India: Great King of Thanesar
Harshavardhana commonly called Harsha, was an Indian emperor who ruled northern India from 606 to 647 from his capital Kanauj. He belonged to Pushyabhuti Dynasty. He was the son of Prabhakarvardhana who defeated the Huna invaders and the younger brother of Rajyavardhana, a king of Thanesar, Haryana. At the height of his power his kingdom spanned the Punjab, Rajasthan, Gujarat, Bengal, Odisha and the entire Indo-Gangetic plain north of the Narmada River. Harsha was defeated by the south Indian Emperor Pulakesi II of the Chalukya dynasty when Harsha tried to expand his Empire into the southern peninsula of India.

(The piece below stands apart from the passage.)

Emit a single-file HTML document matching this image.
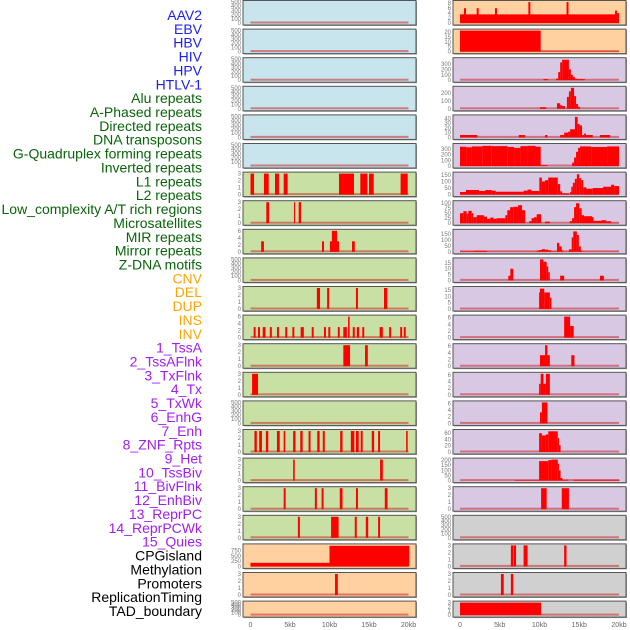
<!DOCTYPE html>
<html><head><meta charset="utf-8">
<style>
body{margin:0;background:#fff;width:630px;height:630px;overflow:hidden}
svg{display:block;font-family:"Liberation Sans",sans-serif}
</style></head>
<body>
<svg id="chart" width="630" height="630" viewBox="0 0 630 630" xmlns="http://www.w3.org/2000/svg"></svg>
<script>
// ---- labels ----
const trackLabels = ["AAV2","EBV","HBV","HIV","HPV","HTLV-1","Alu repeats","A-Phased repeats","Directed repeats","DNA transposons","G-Quadruplex forming repeats","Inverted repeats","L1 repeats","L2 repeats","Low_complexity A/T rich regions","Microsatellites","MIR repeats","Mirror repeats","Z-DNA motifs","CNV","DEL","DUP","INS","INV","1_TssA","2_TssAFlnk","3_TxFlnk","4_Tx","5_TxWk","6_EnhG","7_Enh","8_ZNF_Rpts","9_Het","10_TssBiv","11_BivFlnk","12_EnhBiv","13_ReprPC","14_ReprPCWk","15_Quies","CPGisland","Methylation","Promoters","ReplicationTiming","TAD_boundary"];
const labelGroups = [6,13,5,15,5];
const groupColors = ["#1e1ef0","#0a640a","#ffa500","#a020f0","#000000"];
const xTickValues = [0,5,10,15,20];
const xTickLabels = ["0","5kb","10kb","15kb","20kb"];

// ---- left column data: segments [startKb, endKb, value] ----
const L0=[],L1=[],L2=[],L3=[],L4=[],L5=[];
const L6=[[0,0.45,3],[1.7,2.3,3],[3.1,3.6,3],[4.2,4.7,3],[11.2,13.1,3],[13.9,14.8,3],[15.0,15.6,3],[19.0,19.9,3]];
const L7=[[2.0,2.35,3],[5.5,5.65,3],[6.1,6.4,3]];
const L8=[[1.35,1.7,3],[9.05,9.3,3],[10.05,11.2,3],[10.3,10.95,6],[12.85,13.2,3]];
const L9=[];
const L10=[[8.4,8.8,3],[9.7,9.95,3],[13.35,13.6,3],[16.9,17.3,3]];
const L11=[[0.4,0.65,3],[0.95,1.2,3],[1.55,1.9,3],[2.45,2.7,3],[3.35,3.6,3],[4.4,4.65,3],[5.3,5.55,3],[6.35,6.75,3],[7.75,8.0,3],[9.3,9.55,3],[9.85,10.1,3],[11.05,11.3,3],[11.75,12.2,3],[12.35,12.55,6],[12.95,13.2,3],[13.45,13.75,3],[14.15,14.4,3],[16.35,16.75,3],[17.55,17.8,3],[18.95,19.2,3],[19.4,19.65,3]];
const L12=[[11.75,12.6,3],[14.5,14.85,3]];
const L13=[[0.2,0.95,3]];
const L14=[];
const L15=[[0.5,0.8,3],[1.1,1.45,3],[1.95,2.25,3],[3.35,3.7,3],[4.2,4.4,3],[5.4,5.7,3],[6.3,6.6,3],[7.35,7.6,3],[8.45,8.75,3],[9.15,9.4,3],[11.35,11.65,3],[12.7,13.15,3],[13.35,13.7,3],[13.95,14.2,3],[15.35,15.65,3],[16.15,16.4,3],[19.7,19.9,3]];
const L16=[[5.4,5.6,3],[16.4,16.75,3]];
const L17=[[4.2,4.45,3],[8.15,8.4,3],[9.0,9.25,3],[11.3,11.65,3],[13.35,13.6,3],[17.0,17.35,3]];
const L18=[[6.0,6.25,3],[10.2,11.15,3],[13.2,13.45,3],[14.6,14.9,3],[16.15,16.4,3]];
const L19=[[0,10,170],[10,20.1,980]];
const L20=[[10.7,11.05,3]];
const L21=[];
const leftMax=[500,500,500,500,500,500,3,3,6,500,3,6,3,3,500,3,3,3,3,1000,3,500];
const leftTicks=[[0,100,200,300,400,500],[0,100,200,300,400,500],[0,100,200,300,400,500],[0,100,200,300,400,500],[0,100,200,300,400,500],[0,100,200,300,400,500],[0,1,2,3],[0,1,2,3],[0,2,4,6],[0,100,200,300,400,500],[0,1,2,3],[0,2,4,6],[0,1,2,3],[0,1,2,3],[0,100,200,300,400,500],[0,1,2,3],[0,1,2,3],[0,1,2,3],[0,1,2,3],[0,250,500,750],[0,1,2,3],[0,100,200,300,400,500]];
const leftBg=["b","b","b","b","b","b","g","g","g","g","g","g","g","g","g","g","g","g","g","o","o","o"];

// ---- right column data ----
const R0=[[0,20,3.5],[0.5,0.75,6],[2.1,2.35,6],[4.4,4.65,6],[8.6,8.85,8.5],[13.4,13.65,8.5],[19.5,19.75,5],[19.75,20,4]];
const R1=[[0,10.15,21.5],[10.15,20,0.4]];
const R2=[[10.5,11.1,20],[12.1,12.35,30],[12.35,12.6,150],[12.6,12.85,330],[12.85,13.7,380],[13.7,13.95,200],[13.95,14.2,100],[14.2,14.45,60],[14.45,14.7,30],[14.7,15.7,20]];
const R3=[[10.05,10.85,20],[12.2,12.6,70],[12.6,12.85,45],[12.85,13.2,35],[13.45,13.7,150],[13.7,13.95,220],[13.95,14.35,265],[14.35,14.6,160],[14.6,14.85,60],[14.85,15.1,25]];
const R4=[[0,2.2,5],[7.4,8.2,5],[10.7,11.0,5],[12.6,13.1,5],[13.1,13.6,10],[13.6,13.85,12],[13.85,14.46,17],[14.46,14.8,43],[14.8,15.05,28],[15.05,15.35,25],[15.35,15.6,5],[15.6,15.85,8],[15.85,16.7,5],[17.6,18.9,5]];
const R5=[[0,0.8,340],[0.8,1.5,330],[1.5,2.8,345],[2.8,4.0,355],[4.0,6.0,350],[6.0,6.8,335],[6.8,7.6,320],[7.6,8.5,350],[8.5,9.5,355],[9.5,10.15,340],[10.15,11.0,15],[14.1,14.35,60],[14.35,14.6,150],[14.6,14.85,250],[14.85,15.1,320],[15.1,16.5,345],[16.5,18.5,335],[18.5,20,345]];
const R6=[[0,0.75,20],[0.75,2.4,35],[2.4,3.2,28],[3.2,4.0,35],[4.0,4.5,30],[4.5,8.0,22],[8.0,8.5,30],[8.5,9.0,38],[9.0,9.98,28],[9.98,10.3,130],[10.3,10.7,100],[10.7,11.1,110],[11.1,12.3,130],[12.3,12.6,80],[12.6,12.85,25],[12.85,13.7,10],[13.85,14.0,20],[14.0,14.2,60],[14.2,14.45,90],[14.45,14.7,120],[14.7,15.0,155],[15.0,15.25,125],[15.25,15.5,110],[15.5,15.9,55],[15.9,16.7,45],[16.7,18.0,50],[18.0,19.0,60],[19.0,19.4,75],[19.4,20,65]];
const R7=[[0,0.42,50],[0.42,0.84,60],[0.84,1.05,48],[1.05,1.47,62],[1.47,1.68,50],[1.68,2.1,30],[2.1,3.0,40],[3.0,3.4,33],[3.4,3.8,22],[3.8,4.2,28],[4.2,4.6,22],[4.6,5.7,25],[5.7,5.95,40],[5.95,6.3,65],[6.3,6.7,80],[6.7,7.3,82],[7.3,7.8,90],[7.8,8.2,65],[8.7,9.0,10],[9.0,9.3,25],[9.3,9.65,30],[9.65,10.2,45],[10.7,11.3,8],[13.8,14.1,10],[14.1,14.35,25],[14.35,14.6,80],[14.6,15.0,100],[15.0,15.3,75],[15.3,15.6,40],[15.6,16.6,35],[16.6,16.8,30],[16.8,17.8,12],[17.8,18.4,15],[18.4,19.0,10],[19.0,20,2]];
const R8=[[0,1.75,5],[1.75,3.4,8],[3.4,9.6,2],[9.6,9.9,8],[9.9,10.3,15],[10.3,10.7,22],[10.7,11.1,18],[11.1,11.5,12],[11.5,12.2,3],[12.2,12.5,75],[12.5,12.8,45],[12.8,13.0,10],[13.0,13.7,2],[13.7,14.05,20],[14.05,14.25,120],[14.25,14.7,170],[14.7,14.95,140],[14.95,15.2,45],[15.2,15.4,10],[15.4,20,2]];
const R9=[[6.08,6.33,4],[6.33,6.7,10],[10.06,10.5,18],[10.5,10.9,16],[10.9,11.1,12],[11.1,11.3,7],[12.6,13.1,4],[17.6,18.1,4]];
const R10=[[9.95,10.06,13],[10.06,10.6,16],[10.6,11.3,13],[11.3,11.5,9]];
const R11=[[13.1,13.85,6.3],[13.85,14.3,3.5]];
const R12=[[10.06,10.7,3.3],[10.7,11.0,6.3],[11.0,11.3,3.3],[14.0,14.4,3.3]];
const R13=[[9.95,10.15,3.3],[10.15,10.5,6.3],[10.5,10.8,3.3],[10.8,11.3,6.3]];
const R14=[[10.06,10.3,3.3],[10.3,11.0,6.3]];
const R15=[[9.95,10.3,60],[10.3,10.8,53],[10.8,11.1,56],[11.1,12.3,66],[12.3,12.45,45],[12.45,12.65,22]];
const R16=[[6.9,9.95,5],[9.95,11.1,190],[11.1,11.5,200],[11.5,12.3,205],[12.3,12.45,165],[12.45,12.65,100],[12.65,12.9,25],[12.9,13.6,8],[14.25,20.1,8]];
const R17=[[10.2,10.9,3],[12.8,13.7,3]];
const R18=[];
const R19=[[6.4,6.7,3],[6.75,7.05,3],[8.0,8.5,3],[13.1,13.4,3]];
const R20=[[5.15,5.5,3],[6.4,6.7,3]];
const R21=[[0,10.2,3]];
const rightMax=[8.5,21.5,390,265,44,370,160,105,175,18,16.5,6.3,6.3,6.3,6.3,67,205,3,500,3,3,3];
const rightTicks=[[0,2,4,6,8],[0,5,10,15,20],[0,100,200,300],[0,100,200],[0,10,20,30,40],[0,100,200,300],[0,50,100,150],[0,25,50,75,100],[0,50,100,150],[0,5,10,15],[0,5,10,15],[0,2,4,6],[0,2,4,6],[0,2,4,6],[0,2,4,6],[0,20,40,60],[0,50,100,150,200],[0,1,2,3],[0,100,200,300,400,500],[0,1,2,3],[0,1,2,3],[0,1,2,3]];
const rightBg=["o","o","p","p","p","p","p","p","p","p","p","p","p","p","p","p","p","p","x","x","x","x"];

const leftData=[L0,L1,L2,L3,L4,L5,L6,L7,L8,L9,L10,L11,L12,L13,L14,L15,L16,L17,L18,L19,L20,L21];
const rightData=[R0,R1,R2,R3,R4,R5,R6,R7,R8,R9,R10,R11,R12,R13,R14,R15,R16,R17,R18,R19,R20,R21];

const bgColors={b:"#c8e4ec",g:"#c8e0a4",o:"#ffd0a0",p:"#d8c8e4",x:"#d0d0d0"};
const NS="http://www.w3.org/2000/svg";
const svg=document.getElementById("chart");
function mk(tag,attrs,parent){const e=document.createElementNS(NS,tag);for(const k in attrs)e.setAttribute(k,attrs[k]);(parent||svg).appendChild(e);return e;}

// labels
let li=0;
labelGroups.forEach((n,g)=>{for(let j=0;j<n;j++){
  const t=mk("text",{x:202,y:20+13.86*li,"text-anchor":"end","font-size":"14",fill:groupColors[g]});
  t.textContent=trackLabels[li];
  
  
  li++;}});

const cols=[{px:243,pw:173,x0:250.5,k:7.9,data:leftData,max:leftMax,ticks:leftTicks,bg:leftBg,name:"left"},
            {px:453,pw:173,x0:460,k:7.95,data:rightData,max:rightMax,ticks:rightTicks,bg:rightBg,name:"right"}];
cols.forEach(c=>{
  const xs=v=>c.x0+v*c.k;
  for(let i=0;i<22;i++){
    const top=0.5+28.6*i, h=(i===21?16:24.5);
    const g=mk("g",{});
    
    
    mk("rect",{x:c.px+1,y:top+1,width:c.pw,height:h,fill:"#999"},g);
    const bg=mk("rect",{x:c.px,y:top,width:c.pw,height:h,fill:bgColors[c.bg[i]],stroke:"#555","stroke-width":1},g);
    
    
    const y0=top+h-2, ph=h-3.5;
    const ys=v=>y0-v/c.max[i]*ph;
    const base=mk("rect",{x:xs(0),y:y0-1.5,width:xs(20)-xs(0),height:2,fill:"rgba(200,40,40,0.55)"},g);
    
    
    c.data[i].forEach(s=>{
      const r=mk("rect",{x:xs(s[0]),y:ys(s[2]),width:Math.max(1,xs(s[1])-xs(s[0])),height:y0-ys(s[2]),fill:"#ff0000"},g);
      
      
    });
    c.ticks[i].forEach(tv=>{
      const t=mk("text",{x:c.px-2,y:ys(tv)+2,"text-anchor":"end","font-size":"6",fill:"#777"},g);
      t.textContent=tv;
      
      
    });
  }
  xTickValues.forEach((v,j)=>{
    const t=mk("text",{x:xs(v),y:627,"text-anchor":"middle","font-size":"7",fill:"#666"});
    t.textContent=xTickLabels[j];
    
    
  });
});
</script>
</body></html>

After the downfall of the prior Gupta Empire in the middle of the 6th century, North India reverted to small republics and small monarchical states ruled by Gupta rulers. Harsha adopted Buddhism. He united the small republics from Punjab to central India, and their representatives crowned Harsha king at an assembly in April 606 giving him the title of Maharaja when he was merely 16 years old.He brought all of northern India under his control. The peace and prosperity that prevailed made his court a center of cosmopolitanism, attracting scholars, artists and religious visitors from far and wide. The Chinese traveller Xuanzang visited the court of Harshvardhan, and wrote a very favourable account of him, praising his justice and generosity.